» Stated goal:
Every line from the start of the entries up to and including the one bearing "n_cat = max(len(cluster1), len(cluster2), len(cluster3))" must be printed verbatim, without the pictures.

Plotting code records:
====================
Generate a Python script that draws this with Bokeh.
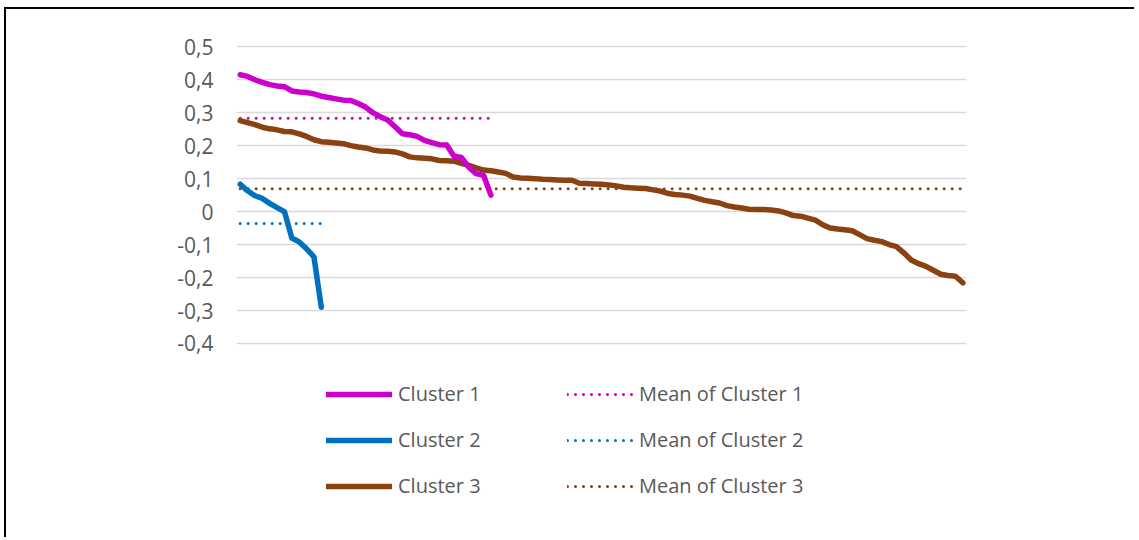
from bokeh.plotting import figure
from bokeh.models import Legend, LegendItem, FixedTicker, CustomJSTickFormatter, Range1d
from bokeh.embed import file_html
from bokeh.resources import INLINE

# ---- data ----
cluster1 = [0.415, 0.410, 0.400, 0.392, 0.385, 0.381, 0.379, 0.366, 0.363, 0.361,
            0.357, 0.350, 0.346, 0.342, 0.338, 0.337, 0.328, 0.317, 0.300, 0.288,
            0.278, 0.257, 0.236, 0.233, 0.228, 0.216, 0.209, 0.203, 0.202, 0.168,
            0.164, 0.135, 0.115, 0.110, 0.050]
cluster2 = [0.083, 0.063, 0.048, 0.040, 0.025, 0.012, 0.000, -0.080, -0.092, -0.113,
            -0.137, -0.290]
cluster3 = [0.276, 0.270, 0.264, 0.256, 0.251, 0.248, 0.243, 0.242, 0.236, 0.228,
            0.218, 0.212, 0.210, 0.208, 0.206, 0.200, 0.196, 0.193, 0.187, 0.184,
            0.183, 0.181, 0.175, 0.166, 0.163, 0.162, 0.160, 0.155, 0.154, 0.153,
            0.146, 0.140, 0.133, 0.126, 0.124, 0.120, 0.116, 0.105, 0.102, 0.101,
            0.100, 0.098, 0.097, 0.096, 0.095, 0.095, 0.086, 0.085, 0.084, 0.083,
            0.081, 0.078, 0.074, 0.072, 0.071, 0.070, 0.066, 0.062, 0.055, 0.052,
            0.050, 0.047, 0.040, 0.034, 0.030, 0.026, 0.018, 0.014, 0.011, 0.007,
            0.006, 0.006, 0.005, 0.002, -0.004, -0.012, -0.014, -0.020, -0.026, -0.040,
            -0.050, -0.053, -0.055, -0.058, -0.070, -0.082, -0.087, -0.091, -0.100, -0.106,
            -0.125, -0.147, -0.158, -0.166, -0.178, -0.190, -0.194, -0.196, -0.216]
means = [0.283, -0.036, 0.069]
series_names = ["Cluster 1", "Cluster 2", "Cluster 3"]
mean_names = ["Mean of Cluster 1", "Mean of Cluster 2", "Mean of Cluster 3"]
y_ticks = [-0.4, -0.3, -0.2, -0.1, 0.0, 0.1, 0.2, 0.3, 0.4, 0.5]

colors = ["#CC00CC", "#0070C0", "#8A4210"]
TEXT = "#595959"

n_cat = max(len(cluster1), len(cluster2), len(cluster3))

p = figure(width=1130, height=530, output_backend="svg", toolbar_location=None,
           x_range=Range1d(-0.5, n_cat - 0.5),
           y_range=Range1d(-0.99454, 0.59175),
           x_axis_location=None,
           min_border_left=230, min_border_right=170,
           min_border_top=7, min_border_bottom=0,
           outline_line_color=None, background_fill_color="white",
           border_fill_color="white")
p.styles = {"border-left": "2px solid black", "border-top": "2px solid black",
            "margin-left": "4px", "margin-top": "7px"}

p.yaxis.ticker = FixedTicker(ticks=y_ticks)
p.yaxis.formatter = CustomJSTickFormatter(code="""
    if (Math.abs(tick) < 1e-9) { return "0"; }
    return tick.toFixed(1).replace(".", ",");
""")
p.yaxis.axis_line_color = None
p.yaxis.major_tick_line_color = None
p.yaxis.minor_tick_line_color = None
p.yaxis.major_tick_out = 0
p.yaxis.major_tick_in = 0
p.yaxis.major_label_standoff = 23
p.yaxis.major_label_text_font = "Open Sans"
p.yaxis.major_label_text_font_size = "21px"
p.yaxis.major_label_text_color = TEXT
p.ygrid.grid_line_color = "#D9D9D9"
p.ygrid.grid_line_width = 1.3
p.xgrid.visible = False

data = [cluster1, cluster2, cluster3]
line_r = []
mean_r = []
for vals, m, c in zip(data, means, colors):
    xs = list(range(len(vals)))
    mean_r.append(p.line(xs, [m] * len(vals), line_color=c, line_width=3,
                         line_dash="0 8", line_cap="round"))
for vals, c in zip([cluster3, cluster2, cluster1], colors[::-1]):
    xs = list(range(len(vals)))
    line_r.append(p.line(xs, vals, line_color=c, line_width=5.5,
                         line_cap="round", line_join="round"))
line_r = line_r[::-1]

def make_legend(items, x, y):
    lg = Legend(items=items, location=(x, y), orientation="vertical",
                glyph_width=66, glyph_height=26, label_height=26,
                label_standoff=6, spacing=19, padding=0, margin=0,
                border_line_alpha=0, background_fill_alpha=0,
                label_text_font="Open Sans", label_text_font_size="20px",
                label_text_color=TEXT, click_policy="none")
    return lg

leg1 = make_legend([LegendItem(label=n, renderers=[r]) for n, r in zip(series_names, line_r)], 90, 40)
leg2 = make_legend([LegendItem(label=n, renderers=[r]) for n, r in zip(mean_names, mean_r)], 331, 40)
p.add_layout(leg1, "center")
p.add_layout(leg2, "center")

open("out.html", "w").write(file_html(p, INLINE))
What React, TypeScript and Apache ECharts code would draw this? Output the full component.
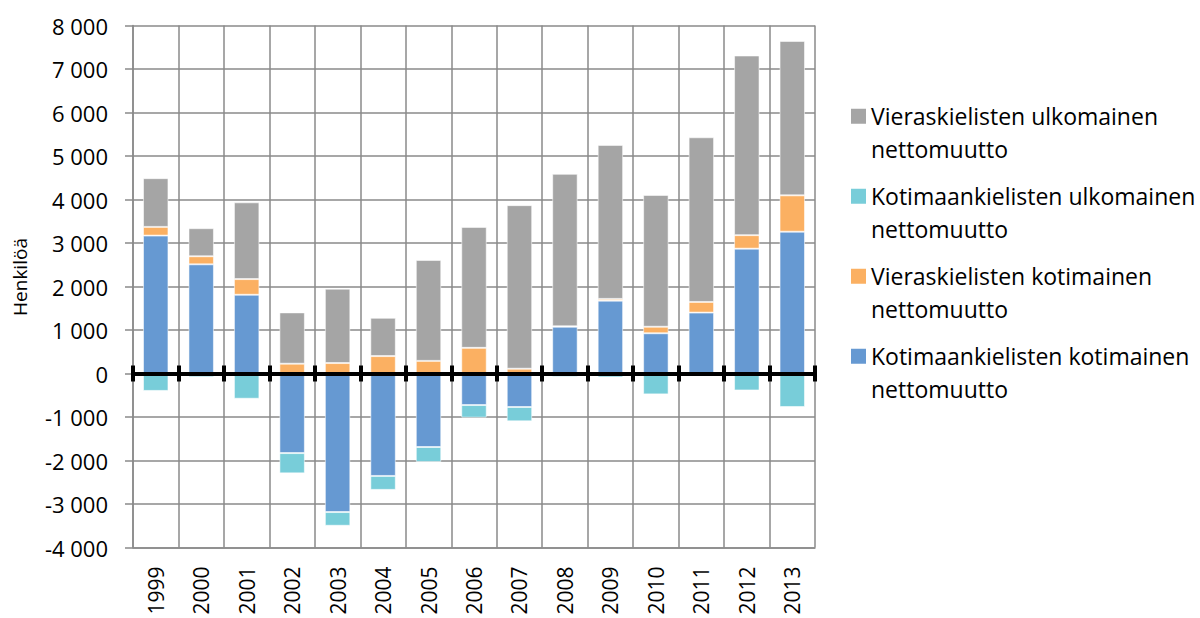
====================
» Full output:
Generate a Python script that draws this with Bokeh.
from bokeh.plotting import figure
from bokeh.models import Legend, LegendItem, FixedTicker, CustomJSTickFormatter, Range1d
from bokeh.embed import file_html
from bokeh.resources import INLINE

# ---- data ----
cluster1 = [0.415, 0.410, 0.400, 0.392, 0.385, 0.381, 0.379, 0.366, 0.363, 0.361,
            0.357, 0.350, 0.346, 0.342, 0.338, 0.337, 0.328, 0.317, 0.300, 0.288,
            0.278, 0.257, 0.236, 0.233, 0.228, 0.216, 0.209, 0.203, 0.202, 0.168,
            0.164, 0.135, 0.115, 0.110, 0.050]
cluster2 = [0.083, 0.063, 0.048, 0.040, 0.025, 0.012, 0.000, -0.080, -0.092, -0.113,
            -0.137, -0.290]
cluster3 = [0.276, 0.270, 0.264, 0.256, 0.251, 0.248, 0.243, 0.242, 0.236, 0.228,
            0.218, 0.212, 0.210, 0.208, 0.206, 0.200, 0.196, 0.193, 0.187, 0.184,
            0.183, 0.181, 0.175, 0.166, 0.163, 0.162, 0.160, 0.155, 0.154, 0.153,
            0.146, 0.140, 0.133, 0.126, 0.124, 0.120, 0.116, 0.105, 0.102, 0.101,
            0.100, 0.098, 0.097, 0.096, 0.095, 0.095, 0.086, 0.085, 0.084, 0.083,
            0.081, 0.078, 0.074, 0.072, 0.071, 0.070, 0.066, 0.062, 0.055, 0.052,
            0.050, 0.047, 0.040, 0.034, 0.030, 0.026, 0.018, 0.014, 0.011, 0.007,
            0.006, 0.006, 0.005, 0.002, -0.004, -0.012, -0.014, -0.020, -0.026, -0.040,
            -0.050, -0.053, -0.055, -0.058, -0.070, -0.082, -0.087, -0.091, -0.100, -0.106,
            -0.125, -0.147, -0.158, -0.166, -0.178, -0.190, -0.194, -0.196, -0.216]
means = [0.283, -0.036, 0.069]
series_names = ["Cluster 1", "Cluster 2", "Cluster 3"]
mean_names = ["Mean of Cluster 1", "Mean of Cluster 2", "Mean of Cluster 3"]
y_ticks = [-0.4, -0.3, -0.2, -0.1, 0.0, 0.1, 0.2, 0.3, 0.4, 0.5]

colors = ["#CC00CC", "#0070C0", "#8A4210"]
TEXT = "#595959"

n_cat = max(len(cluster1), len(cluster2), len(cluster3))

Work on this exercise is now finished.